The next theme to be addressed is war, and Burra is given prominence here once again — almost as if the Tate wants to steal the thunder of Pallant House’s forthcoming Burra retrospective (22 October 2011 to 19 February 2012). Luckily, there are a lot of other war artists to choose from, and inevitably Paul Nash and Graham Sutherland feature, with rather a good Sargent, in which the harvest goes on regardless of the crashed aeroplane in the background.
As the show moves towards its end, the mood turns introspective. Under the heading ‘Inner Vision’ are great things by Blake and Paul Nash, rather obvious choices by that underrated master David Jones, perhaps too much Burne-Jones. Good to see a fine Chris LeBrun ziggurat hung between Samuel Palmer’s ‘Hilly Scene’ masterpiece and Rossetti, and I can just about see the point of including Beardsley, but the dreadful Simeon Solomon? And Victor Hugo is fun, but totally out of place.
The contemporary section of unbelievably feeble Tracey Emins and equally insignificant squiggles by Bethan Huws is thankfully enlivened by a series of witty David Austens and an intriguing grid study by Lucy Skaer. In the last room the definition of watercolour is stretched to breaking point with a large acrylic-on-canvas action painting by Sandra Blow. I admire Blow’s work, but it is completely out of context here. Much more appropriate are the two lively and irreverent Roger Hilton gouaches (honouring his centenary) and the sequence of Alexander Cozens blot studies from the 18th century. On the opposite wall is a fabulous group of Turners — ten watercolours, mostly beginnings of things featuring sea and sky, culminating in the radically minimal ‘Boat at Sea’. Better to draw a veil over the contemporary offerings at the far end of the gallery, though these are somewhat redeemed by Callum Innes’s delicately beautiful layered washes.

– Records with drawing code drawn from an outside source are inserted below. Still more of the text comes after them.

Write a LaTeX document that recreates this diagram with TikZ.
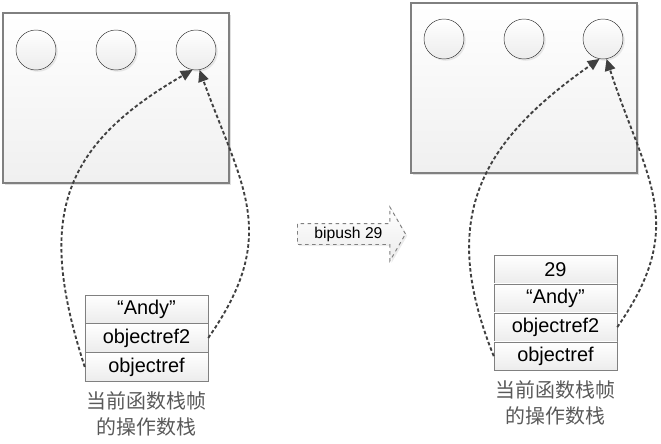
\documentclass[tikz,border=0pt]{standalone}
\usepackage{fontspec}
\setmainfont{Liberation Sans}
\newfontfamily\cjk{Noto Sans CJK SC}
\usetikzlibrary{positioning}
\usetikzlibrary{shapes.arrows}
\usetikzlibrary{shadows}
\usetikzlibrary{arrows.meta}
\tikzset{
    heapbox/.style = {rectangle, draw=gray, line width=1.4pt, top color=white, bottom color=gray!12, minimum width=6.78cm, minimum height=5.1cm, drop shadow={shadow xshift=2pt, shadow yshift=-2pt, fill=gray!50}},
    objnode/.style = {circle, draw=black!80, thin, top color=white, bottom color=gray!15, minimum size=1.2cm, drop shadow={shadow xshift=1.5pt, shadow yshift=-1.5pt, fill=gray!35}},
    slot/.style = {rectangle, draw=gray, top color=white, bottom color=gray!15, minimum width=3.69cm, minimum height=0.855cm, inner sep=0pt, font=\fontsize{17}{20}\selectfont},
    caption/.style = {align=center, text=black!65, inner sep=0pt, font=\cjk\fontsize{17}{22}\selectfont},
    refline/.style = {-{Triangle[length=10pt,width=9pt]}, line width=1.6pt, black!75, dash pattern=on 3pt off 2pt},
}
\begin{document}
\begin{tikzpicture}[x=0.03cm, y=-0.03cm]
\useasboundingbox (0,0) rectangle (661,444);
% left frame
\node[heapbox] at (116,98) (heapa) {};
\node[objnode] at (36,50) (a1) {};
\node[objnode] at (116,50) (a2) {};
\node[objnode] at (196,50) (a3) {};
%
\node[slot] at (146.5,309) (andya) {“Andy”};
\node[slot, below=0pt of andya] (refa2) {objectref2};
\node[slot, below=0pt of refa2] (refa1) {objectref};
\node[caption, below=0.3cm of refa1] (capa) {当前函数栈帧\\的操作数栈};
%
\draw[refline] (refa1.west) to[out=108, in=-150, looseness=1.25] (a3.-100);
\draw[refline] (refa2.east) to[out=55, in=-70, looseness=1.2] (a3.-80);
% step arrow
\node[single arrow, draw=gray, dashed, line width=0.8pt, top color=white, bottom color=gray!15,
      minimum height=3.24cm, minimum width=1.62cm, single arrow head extend=0.48cm,
      single arrow tip angle=120, inner sep=2pt, anchor=tail,
      font=\fontsize{13.4}{15}\selectfont,
      drop shadow={shadow xshift=1.5pt, shadow yshift=-1.5pt, fill=gray!30}] at (297,234) (push) {bipush 29};
% right frame
\node[heapbox] at (524,88) (heapb) {};
\node[objnode] at (444,39) (b1) {};
\node[objnode] at (524,39) (b2) {};
\node[objnode] at (603,39) (b3) {};
%
\node[slot] at (555.5,269.25) (num) {29};
\node[slot, below=0pt of num] (andyb) {“Andy”};
\node[slot, below=0pt of andyb] (refb2) {objectref2};
\node[slot, below=0pt of refb2] (refb1) {objectref};
\node[caption, below=0.3cm of refb1] (capb) {当前函数栈帧\\的操作数栈};
%
\draw[refline] (refb1.west) to[out=112, in=-145, looseness=1.2] (b3.-100);
\draw[refline] (refb2.east) to[out=55, in=-72, looseness=1.2] (b3.-80);
\end{tikzpicture}
\end{document}
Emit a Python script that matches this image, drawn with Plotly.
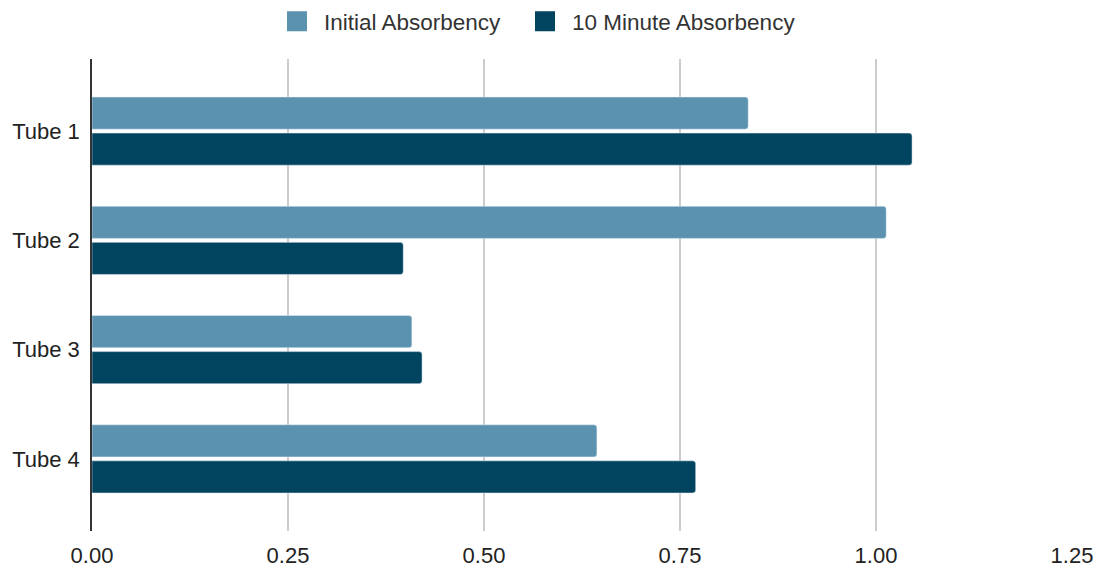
import plotly.graph_objects as go

categories = ["Tube 1", "Tube 2", "Tube 3", "Tube 4"]
initial_absorbency = [0.837, 1.013, 0.408, 0.644]
ten_minute_absorbency = [1.046, 0.397, 0.421, 0.770]
x_ticks = [0, 0.25, 0.5, 0.75, 1.0, 1.25]
x_tick_labels = ["0.00", "0.25", "0.50", "0.75", "1.00", "1.25"]

light = "#5a92af"
dark = "#01445f"
font = "Liberation Sans, Arial, sans-serif"
W, H = 1103, 571

fig = go.Figure()
fig.add_trace(go.Bar(y=categories, x=initial_absorbency, orientation="h",
                     name="Initial Absorbency", marker=dict(color=light, cornerradius=3),
                     showlegend=False, legendgroup="a"))
fig.add_trace(go.Bar(y=categories, x=ten_minute_absorbency, orientation="h",
                     name="10 Minute Absorbency", marker=dict(color=dark, cornerradius=3),
                     showlegend=False, legendgroup="b"))
# legend swatches
fig.add_trace(go.Scatter(x=[None], y=[None], mode="markers", name="Initial Absorbency",
                         marker=dict(symbol="square", size=16, color=light,
                                     line=dict(color=light, width=4)),
                         legendgroup="a", legend="legend"))
fig.add_trace(go.Scatter(x=[None], y=[None], mode="markers", name="10 Minute Absorbency",
                         marker=dict(symbol="square", size=16, color=dark,
                                     line=dict(color=dark, width=4)),
                         legendgroup="b", legend="legend2"))

legend_common = dict(orientation="h", xanchor="left", xref="container",
                     y=1.0, yanchor="top", yref="container", itemwidth=44,
                     font=dict(size=22.5, color="#333333"), itemclick=False,
                     bgcolor="rgba(0,0,0,0)")

fig.update_layout(
    width=W, height=H,
    margin=dict(l=92, r=31, t=59, b=40, autoexpand=False),
    paper_bgcolor="white", plot_bgcolor="white",
    font=dict(family=font, size=22, color="#222222"),
    barmode="group", bargap=0.34, bargroupgap=0.11,
    legend=dict(x=270 / W, **legend_common),
    legend2=dict(x=518 / W, **legend_common),
    xaxis=dict(range=[0, 1.25], tickvals=x_ticks, ticktext=x_tick_labels,
               tickfont=dict(size=22), ticklabelstandoff=9, automargin=False,
               showgrid=True, gridcolor="#cccccc", gridwidth=1.5,
               zeroline=False, showline=False, ticks="", fixedrange=True),
    yaxis=dict(type="category", categoryorder="array", categoryarray=categories,
               range=[3.66, -0.66], showline=True, linecolor="#333333", linewidth=1.5,
               showgrid=False, ticks="", ticklabelstandoff=6, automargin=False,
               fixedrange=True),
)

fig.write_html("out.html", config={"displayModeBar": False},
               post_script="document.body.style.margin='0';document.body.style.padding='0';")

In sum, it’s an odd selection, but though that can be more stimulating than a predictable one, there are one or two glaring omissions I cannot overlook. Constable, Linnel
l and Wilson Steer are incredibly absent. Among the moderns where are Frances Hodgkins, John Nash, Josef Herman, Elizabeth Blackadder, Norman Adams and Henry Moore? I would have included examples of the masterly figurative-to-abstract compositions of Alan Reynolds from the 1950s and early 60s. Reynolds is criminally undervalued in the unbalanced art world of today, though next week I hope to write about him at some length. As for Watercolour at the Tate — it’s a show to enjoy selectively. Whether it’s worth a hefty £12 admission fee when nearly half of the exhibits come from the Tate’s own collection (and thus should be free) remains open to debate.